• **WORK TO COMPLETE**: Skip all pictures. Write out the data below from its first line through the line that contains "Chart.defaults.font.family = FONT;".
>> start SUPPLIED DATA
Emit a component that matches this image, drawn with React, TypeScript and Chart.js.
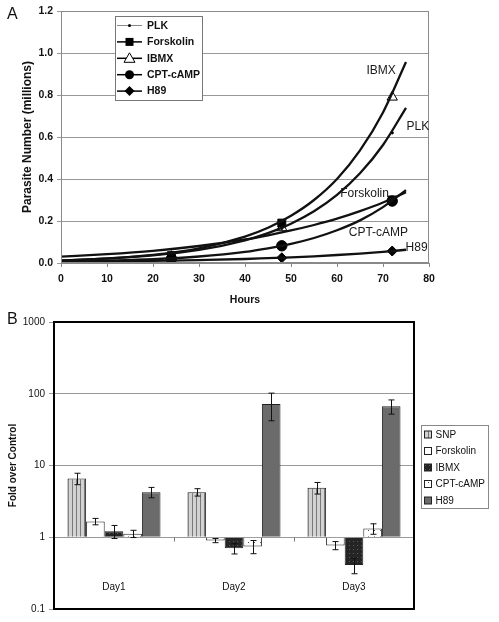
import React, { useEffect, useRef } from "react";
import { Chart, registerables } from "chart.js";
Chart.register(...registerables);

const FONT = "'Liberation Sans', Arial, Helvetica, sans-serif";
Chart.defaults.font.family = FONT;

// ---------- Panel A data ----------
const A_SERIES = ["PLK", "Forskolin", "IBMX", "CPT-cAMP", "H89"];
const FIT_HOURS = [0, 10, 20, 30, 40, 45, 50, 55, 60, 65, 70, 75];
const PLK_FIT = [0.012, 0.021, 0.036, 0.062, 0.108, 0.142, 0.187, 0.246, 0.324, 0.427, 0.562, 0.739];
const FORSK_FIT = [0.03, 0.042, 0.058, 0.081, 0.112, 0.132, 0.155, 0.181, 0.211, 0.247, 0.288, 0.337];
const IBMX_FIT = [0.012, 0.022, 0.039, 0.07, 0.126, 0.168, 0.225, 0.3, 0.4, 0.536, 0.717, 0.957];
const CPT_FIT = [0.006, 0.011, 0.018, 0.031, 0.053, 0.07, 0.091, 0.119, 0.156, 0.203, 0.266, 0.347];
const H89_FIT = [0.005, 0.007, 0.01, 0.014, 0.019, 0.023, 0.027, 0.032, 0.038, 0.045, 0.053, 0.063];

const SAMPLE_HOURS = [24, 48, 72];
const PLK_PTS = [0.044, 0.165, 0.62];
const FORSK_PTS = [0.035, 0.19, 0.3];
const IBMX_PTS = [0.03, 0.168, 0.79];
const CPT_PTS = [0.02, 0.082, 0.295];
const H89_PTS = [0.004, 0.025, 0.057];

const CURVE_LABELS = [
  { text: "IBMX", hour: 69.6, value: 0.914 },
  { text: "PLK", hour: 77.6, value: 0.651 },
  { text: "Forskolin", hour: 66, value: 0.33 },
  { text: "CPT-cAMP", hour: 69, value: 0.146 },
  { text: "H89", hour: 77.3, value: 0.074 },
];

// ---------- Panel B data ----------
const DAYS = ["Day1", "Day2", "Day3"];
const B_SERIES = ["SNP", "Forskolin", "IBMX", "CPT-cAMP", "H89"];
const SNP_B = [6.6, 4.25, 4.9];
const SNP_ERR = [1.2, 0.5, 0.9];
const FORSK_B = [1.66, 0.9, 0.77];
const FORSK_ERR = [0.17, 0.06, 0.1];
const IBMX_B = [1.21, 0.7, 0.41];
const IBMX_ERR = [0.25, 0.115, 0.1];
const CPT_B = [1.12, 0.745, 1.32];
const CPT_ERR = [0.13, 0.155, 0.22];
const H89_B = [4.25, 72, 67];
const H89_ERR = [0.7, 30, 15];
const B_TICKS = [0.1, 1, 10, 100, 1000];
const DAY_LABEL_AT = 0.2;

type Style = "dot" | "rect" | "triangle" | "circle" | "diamond";
const A_STYLES: Style[] = ["dot", "rect", "triangle", "circle", "diamond"];

function drawMarker(ctx: CanvasRenderingContext2D, s: Style, x: number, y: number) {
  ctx.save();
  ctx.fillStyle = "#000";
  ctx.strokeStyle = "#000";
  ctx.lineWidth = 1;
  ctx.beginPath();
  if (s === "dot") {
    ctx.arc(x, y, 1.5, 0, Math.PI * 2);
    ctx.fill();
  } else if (s === "rect") {
    ctx.rect(x - 4, y - 4, 8, 8);
    ctx.fill();
  } else if (s === "triangle") {
    ctx.moveTo(x, y - 5.5);
    ctx.lineTo(x + 5.5, y + 4);
    ctx.lineTo(x - 5.5, y + 4);
    ctx.closePath();
    ctx.fillStyle = "#fff";
    ctx.fill();
    ctx.stroke();
  } else if (s === "circle") {
    ctx.arc(x, y, 4.5, 0, Math.PI * 2);
    ctx.fill();
  } else {
    ctx.moveTo(x, y - 5);
    ctx.lineTo(x + 5, y);
    ctx.lineTo(x, y + 5);
    ctx.lineTo(x - 5, y);
    ctx.closePath();
    ctx.fill();
  }
  ctx.restore();
}

const panelAPlugin = {
  id: "panelA",
  afterDraw(chart: any) {
    const { ctx, chartArea: ca, scales } = chart;
    const xs = scales.x, ys = scales.y;
    ctx.save();
    ctx.strokeStyle = "#8a8a8a";
    ctx.lineWidth = 1;
    ctx.strokeRect(ca.left + 0.5, ca.top + 0.5, ca.right - ca.left - 1, ca.bottom - ca.top - 1);
    ctx.fillStyle = "#1a1a1a";
    ctx.font = `12px ${FONT}`;
    ctx.textAlign = "center";
    ctx.textBaseline = "middle";
    CURVE_LABELS.forEach((l) => {
      ctx.fillText(l.text, xs.getPixelForValue(l.hour), ys.getPixelForValue(l.value));
    });
    const lx = ca.left + 54, ly = ca.top + 5, lw = 87, lh = 84;
    ctx.fillStyle = "#fff";
    ctx.fillRect(lx, ly, lw, lh);
    ctx.strokeStyle = "#777";
    ctx.strokeRect(lx + 0.5, ly + 0.5, lw, lh);
    ctx.font = `bold 10.5px ${FONT}`;
    ctx.textAlign = "left";
    A_SERIES.forEach((name, i) => {
      const y = ly + 9.5 + i * 16.4;
      ctx.strokeStyle = i === 0 ? "#888" : "#000";
      ctx.lineWidth = i === 0 ? 1 : 1.5;
      ctx.beginPath();
      ctx.moveTo(lx + 2, y);
      ctx.lineTo(lx + 27, y);
      ctx.stroke();
      drawMarker(ctx, A_STYLES[i], lx + 14.5, y);
      ctx.fillStyle = "#111";
      ctx.fillText(name, lx + 32, y + 0.5);
    });
    ctx.restore();
  },
};

function makePattern(bg: string, w: number, h: number, draw: (g: CanvasRenderingContext2D) => void) {
  const c = document.createElement("canvas");
  c.width = w;
  c.height = h;
  const g = c.getContext("2d")!;
  g.fillStyle = bg;
  g.fillRect(0, 0, w, h);
  draw(g);
  return g.createPattern(c, "repeat")!;
}

export default function App() {
  const refA = useRef<HTMLCanvasElement>(null);
  const refB = useRef<HTMLCanvasElement>(null);

  useEffect(() => {
    const fits = [PLK_FIT, FORSK_FIT, IBMX_FIT, CPT_FIT, H89_FIT];
    const pts = [PLK_PTS, FORSK_PTS, IBMX_PTS, CPT_PTS, H89_PTS];
    const pStyles = ["circle", "rect", "triangle", "circle", "rectRot"];
    const pRadius = [1.2, 5.6, 6, 5.2, 5];
    const pFill = ["#000", "#000", "#fff", "#000", "#000"];

    const dsA: any[] = [];
    A_SERIES.forEach((name, i) => {
      dsA.push({
        label: name + " fit",
        data: FIT_HOURS.map((h, j) => ({ x: h, y: fits[i][j] })),
        borderColor: "#111",
        borderWidth: 2.3,
        pointRadius: 0,
        cubicInterpolationMode: "monotone",
        fill: false,
      });
    });
    A_SERIES.forEach((name, i) => {
      dsA.push({
        label: name,
        data: SAMPLE_HOURS.map((h, j) => ({ x: h, y: pts[i][j] })),
        showLine: false,
        pointStyle: pStyles[i],
        pointRadius: pRadius[i],
        pointBackgroundColor: pFill[i],
        pointBorderColor: "#000",
        pointBorderWidth: 1,
      });
    });

    const chartA = new Chart(refA.current!, {
      type: "line",
      data: { datasets: dsA },
      options: {
        responsive: false,
        animation: false,
        layout: { padding: { top: 11, right: 70, left: 0, bottom: 0 } },
        plugins: { legend: { display: false }, tooltip: { enabled: false } },
        scales: {
          x: {
            type: "linear",
            min: 0,
            max: 80,
            afterFit: (s: any) => { s.height = 53; },
            ticks: { stepSize: 10, font: { size: 10.5, weight: "bold" }, color: "#111", padding: 6, maxRotation: 0 },
            grid: { drawOnChartArea: false, tickLength: 4, color: "#888" },
            border: { color: "#888" },
            title: { display: true, text: "Hours", font: { size: 10.5, weight: "bold" }, color: "#111", padding: { top: 0, bottom: 9.5 } },
          },
          y: {
            min: 0,
            max: 1.2,
            afterFit: (s: any) => { s.width = 61; },
            ticks: { stepSize: 0.2, callback: (v: any) => Number(v).toFixed(1), font: { size: 10.5, weight: "bold" }, color: "#111", padding: 4 },
            grid: { color: "#999", tickLength: 4 },
            border: { color: "#888" },
            title: { display: true, text: "Parasite Number (millions)", font: { size: 12, weight: "bold" }, color: "#111", padding: { top: 20.8, bottom: 0 } },
          },
        },
      } as any,
      plugins: [panelAPlugin],
    });

    const fills: any[] = [
      makePattern("#d2d2d2", 4, 1, (g) => { g.fillStyle = "#7a7a7a"; g.fillRect(0, 0, 1, 1); }),
      "#ffffff",
      makePattern("#252525", 4, 4, (g) => { g.fillStyle = "#5a5a5a"; g.fillRect(1, 1, 1, 1); }),
      makePattern("#ffffff", 6, 6, (g) => { g.fillStyle = "#555"; g.fillRect(2, 2, 1, 1); }),
      "#6b6b6b",
    ];
    const values = [SNP_B, FORSK_B, IBMX_B, CPT_B, H89_B];
    const errs = [SNP_ERR, FORSK_ERR, IBMX_ERR, CPT_ERR, H89_ERR];

    const panelBPlugin = {
      id: "panelB",
      afterDatasetsDraw(chart: any) {
        const { ctx, scales } = chart;
        const ys = scales.y;
        ctx.save();
        ctx.strokeStyle = "#111";
        ctx.lineWidth = 1;
        values.forEach((vals, di) => {
          const meta = chart.getDatasetMeta(di);
          meta.data.forEach((bar: any, i: number) => {
            const v = vals[i], e = errs[di][i];
            const x = Math.round(bar.x) + 0.5;
            const yHi = ys.getPixelForValue(v + e);
            const yLo = ys.getPixelForValue(v - e);
            ctx.beginPath();
            ctx.moveTo(x, yHi);
            ctx.lineTo(x, yLo);
            ctx.moveTo(x - 3, yHi);
            ctx.lineTo(x + 3, yHi);
            ctx.moveTo(x - 3, yLo);
            ctx.lineTo(x + 3, yLo);
            ctx.stroke();
          });
        });
        ctx.restore();
      },
      afterDraw(chart: any) {
        const { ctx, chartArea: ca, scales } = chart;
        const xs = scales.x, ys = scales.y;
        ctx.save();
        const y1 = Math.round(ys.getPixelForValue(1)) + 0.5;
        ctx.strokeStyle = "#777";
        ctx.lineWidth = 1;
        for (let i = 0; i < DAYS.length - 1; i++) {
          const x = Math.round((xs.getPixelForValue(i) + xs.getPixelForValue(i + 1)) / 2) + 0.5;
          ctx.beginPath();
          ctx.moveTo(x, y1);
          ctx.lineTo(x, y1 + 4);
          ctx.stroke();
        }
        ctx.fillStyle = "#111";
        ctx.font = `10px ${FONT}`;
        ctx.textAlign = "center";
        ctx.textBaseline = "middle";
        DAYS.forEach((d, i) => ctx.fillText(d, xs.getPixelForValue(i), ys.getPixelForValue(DAY_LABEL_AT)));
        ctx.strokeStyle = "#000";
        ctx.lineWidth = 2;
        ctx.strokeRect(ca.left, ca.top, ca.right - ca.left, ca.bottom - ca.top);
        const lx = ca.right + 7, ly = ca.top + 103, lw = 67, lh = 83;
        ctx.fillStyle = "#fff";
        ctx.fillRect(lx, ly, lw, lh);
        ctx.strokeStyle = "#888";
        ctx.lineWidth = 1;
        ctx.strokeRect(lx + 0.5, ly + 0.5, lw, lh);
        ctx.font = `10px ${FONT}`;
        ctx.textAlign = "left";
        B_SERIES.forEach((name, i) => {
          const y = ly + 9.5 + i * 16.5;
          ctx.fillStyle = fills[i];
          ctx.fillRect(lx + 3.5, y - 3.5, 7, 7);
          ctx.strokeStyle = "#222";
          ctx.strokeRect(lx + 3.5, y - 3.5, 7, 7);
          ctx.fillStyle = "#111";
          ctx.fillText(name, lx + 14.5, y + 0.5);
        });
        ctx.restore();
      },
    };

    const chartB = new Chart(refB.current!, {
      type: "bar",
      data: {
        labels: DAYS,
        datasets: B_SERIES.map((name, i) => ({
          label: name,
          data: values[i],
          backgroundColor: fills[i],
          borderColor: "#222",
          borderWidth: 1,
          base: 1,
          categoryPercentage: 0.775,
          barPercentage: 1,
        })),
      },
      options: {
        responsive: false,
        animation: false,
        layout: { padding: { top: 9, right: 85, bottom: 13, left: 0 } },
        plugins: { legend: { display: false }, tooltip: { enabled: false } },
        scales: {
          x: { display: false },
          y: {
            type: "logarithmic",
            min: 0.1,
            max: 1000,
            afterFit: (s: any) => { s.width = 54; },
            afterBuildTicks: (s: any) => { s.ticks = B_TICKS.map((v) => ({ value: v })); },
            ticks: { callback: (v: any) => String(v), font: { size: 10 }, color: "#111", padding: 4, autoSkip: false },
            grid: { color: "#999", tickLength: 5 },
            border: { color: "#000", width: 2 },
            title: { display: true, text: "Fold over Control", font: { size: 10, weight: "bold" }, color: "#111", padding: { top: 7, bottom: 0 } },
          },
        },
      } as any,
      plugins: [panelBPlugin],
    });

    return () => {
      chartA.destroy();
      chartB.destroy();
    };
  }, []);

  const lbl: React.CSSProperties = { position: "absolute", left: 7, fontFamily: FONT, fontSize: 16, color: "#111", lineHeight: "normal" };
  return (
    <div style={{ position: "absolute", left: 0, top: 0, width: 499, height: 622, background: "#fff", overflow: "hidden" }}>
      <canvas ref={refA} width={499} height={316} style={{ position: "absolute", left: 0, top: 0 }} />
      <canvas ref={refB} width={499} height={310} style={{ position: "absolute", left: 0, top: 312 }} />
      <div style={{ ...lbl, top: 5 }}>A</div>
      <div style={{ ...lbl, top: 310 }}>B</div>
    </div>
  );
}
>> end SUPPLIED DATA
• **TASK RESPONSE**:
Emit a component that matches this image, drawn with React, TypeScript and Chart.js.
import React, { useEffect, useRef } from "react";
import { Chart, registerables } from "chart.js";
Chart.register(...registerables);

const FONT = "'Liberation Sans', Arial, Helvetica, sans-serif";
Chart.defaults.font.family = FONT;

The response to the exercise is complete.